Он почувствовал, что его рука более не сжимает руки племянника, Танкреди быстро встал и вышел… Теперь уже не поток, уже не река рвалась наружу, а бурный океан, весь в пене и обезумевших волнах…
Должно быть, он снова потерял сознание и затем вдруг обнаружил, что лежит на кровати. Кто-то держал руку на его пульсе. Беспощадное отражение моря в окне слепило ему глаза; по комнате разносились свистящие звуки, то был его хрип, но он не знал об этом. Вокруг собралась небольшая толпа, кучка каких-то посторонних людей, которые глядели на него испуганно и пристально.
Понемногу он стал узнавать: Кончетта, Франческо Паоло, Каролина, Танкреди, Фабрициетто. Руку на пульсе держал доктор Каталиотти. Он думал, что встретил его улыбкой, но этой улыбки никто не заметил: все, кроме Кончетты, плакали; плакал и Танкреди: «Дядя, дорогой дядюшка!»
Вдруг, пробивая себе дорогу через эту кучку людей, показалась молодая стройная дама в дорожном костюме каштанового цвета с широким турнюром, в соломенной шляпе с вуалью, не скрывавшей лукавой привлекательности ее лица. Ручкой в замшевой перчатке она расталкивала плачущих и с извинениями приближалась к постели умирающего. То была она, то было всегда желанное ему существо, наконец пришедшее за ним; странно только, что она такая молодая, должно быть, поезд скоро отойдет. Когда они уже стояли лицом к лицу, она приподняла вуаль; целомудренная, но готовая отдаться, она показалась ему еще прекрасней, чем в те минуты, когда он вглядывался в ее лицо сквозь звездные просторы.

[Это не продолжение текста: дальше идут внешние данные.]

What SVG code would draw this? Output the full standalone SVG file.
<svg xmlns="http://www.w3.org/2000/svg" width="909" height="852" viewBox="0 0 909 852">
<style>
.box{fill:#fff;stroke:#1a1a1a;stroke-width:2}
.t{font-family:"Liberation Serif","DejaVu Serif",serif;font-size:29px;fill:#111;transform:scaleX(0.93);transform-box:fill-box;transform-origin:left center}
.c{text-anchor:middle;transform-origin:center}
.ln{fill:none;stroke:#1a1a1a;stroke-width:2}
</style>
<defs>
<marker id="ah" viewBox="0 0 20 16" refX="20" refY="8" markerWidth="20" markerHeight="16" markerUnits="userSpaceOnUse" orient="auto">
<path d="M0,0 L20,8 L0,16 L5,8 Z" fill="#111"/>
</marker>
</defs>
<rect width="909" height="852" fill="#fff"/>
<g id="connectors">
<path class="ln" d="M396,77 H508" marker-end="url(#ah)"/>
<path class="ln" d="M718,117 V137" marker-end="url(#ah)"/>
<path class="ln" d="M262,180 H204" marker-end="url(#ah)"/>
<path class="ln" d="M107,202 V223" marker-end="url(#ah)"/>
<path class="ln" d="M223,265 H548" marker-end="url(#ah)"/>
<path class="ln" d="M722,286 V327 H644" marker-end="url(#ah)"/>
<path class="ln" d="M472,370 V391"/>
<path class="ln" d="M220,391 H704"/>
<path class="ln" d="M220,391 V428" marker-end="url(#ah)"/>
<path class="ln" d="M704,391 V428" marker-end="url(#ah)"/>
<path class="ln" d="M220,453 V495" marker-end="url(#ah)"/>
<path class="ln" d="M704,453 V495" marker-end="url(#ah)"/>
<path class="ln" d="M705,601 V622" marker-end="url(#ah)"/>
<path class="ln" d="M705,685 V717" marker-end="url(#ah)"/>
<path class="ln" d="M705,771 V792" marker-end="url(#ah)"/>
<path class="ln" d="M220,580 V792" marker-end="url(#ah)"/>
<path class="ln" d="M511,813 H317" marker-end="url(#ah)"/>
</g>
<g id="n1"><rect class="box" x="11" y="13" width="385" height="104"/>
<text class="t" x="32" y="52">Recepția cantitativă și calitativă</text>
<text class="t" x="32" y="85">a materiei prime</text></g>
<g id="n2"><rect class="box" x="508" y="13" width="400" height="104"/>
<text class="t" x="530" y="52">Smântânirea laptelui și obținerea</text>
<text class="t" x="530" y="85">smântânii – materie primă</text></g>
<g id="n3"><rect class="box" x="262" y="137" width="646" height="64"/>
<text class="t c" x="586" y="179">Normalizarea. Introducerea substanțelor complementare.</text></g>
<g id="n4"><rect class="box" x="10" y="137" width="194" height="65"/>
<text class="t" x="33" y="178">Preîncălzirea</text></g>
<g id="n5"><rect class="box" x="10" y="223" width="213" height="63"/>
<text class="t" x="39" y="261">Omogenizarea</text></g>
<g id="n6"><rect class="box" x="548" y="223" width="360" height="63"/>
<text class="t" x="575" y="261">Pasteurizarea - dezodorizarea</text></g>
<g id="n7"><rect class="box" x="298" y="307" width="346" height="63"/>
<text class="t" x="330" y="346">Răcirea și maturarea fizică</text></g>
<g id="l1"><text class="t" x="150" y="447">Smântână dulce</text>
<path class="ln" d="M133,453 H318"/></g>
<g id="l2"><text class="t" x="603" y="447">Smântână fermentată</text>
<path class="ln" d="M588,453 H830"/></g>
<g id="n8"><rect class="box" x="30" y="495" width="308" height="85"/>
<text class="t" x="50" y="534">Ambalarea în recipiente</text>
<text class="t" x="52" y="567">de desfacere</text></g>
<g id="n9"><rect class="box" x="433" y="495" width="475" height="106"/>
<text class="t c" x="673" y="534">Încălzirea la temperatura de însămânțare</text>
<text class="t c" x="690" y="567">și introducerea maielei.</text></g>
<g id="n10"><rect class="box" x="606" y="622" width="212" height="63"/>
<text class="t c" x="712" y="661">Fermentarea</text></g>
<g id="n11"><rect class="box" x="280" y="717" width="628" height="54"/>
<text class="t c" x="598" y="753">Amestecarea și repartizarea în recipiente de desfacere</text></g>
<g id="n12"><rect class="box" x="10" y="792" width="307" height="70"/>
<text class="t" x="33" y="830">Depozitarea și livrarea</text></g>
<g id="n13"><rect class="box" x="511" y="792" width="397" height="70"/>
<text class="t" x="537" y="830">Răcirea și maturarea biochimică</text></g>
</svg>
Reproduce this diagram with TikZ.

Грохот океана замолк навсегда.
Визит монсеньера викария. — Картина и реликвии. — Комната Кончетты. — Визит Анджелики и сенатора Тассони. — Кардинал. — Конец реликвий. — Конец всему.
Май 1910
Тот, кто навещал старых девиц Салина, почти всегда обнаруживал на стульях в прихожей по крайней мере одну шляпу священника. Девиц было три; тайная борьба за первенство в доме вызвала среди них раздоры, и каждая, обладая до некоторой степени сильным характером, желала иметь собственного исповедника. Как было принято тогда в девятьсот десятом году, исповедь совершалась на дому, а угрызения совести кающихся требовали ее частого повторения. К небольшому взводу исповедников пришлось добавить духовника, который каждое утро служил мессу в домашней капелле, а также иезуита, взявшего на себя общее духовное руководство домом, и монахов и священников, являвшихся за подаяниями для того или иного прихода или на какое-либо благочестивое дело.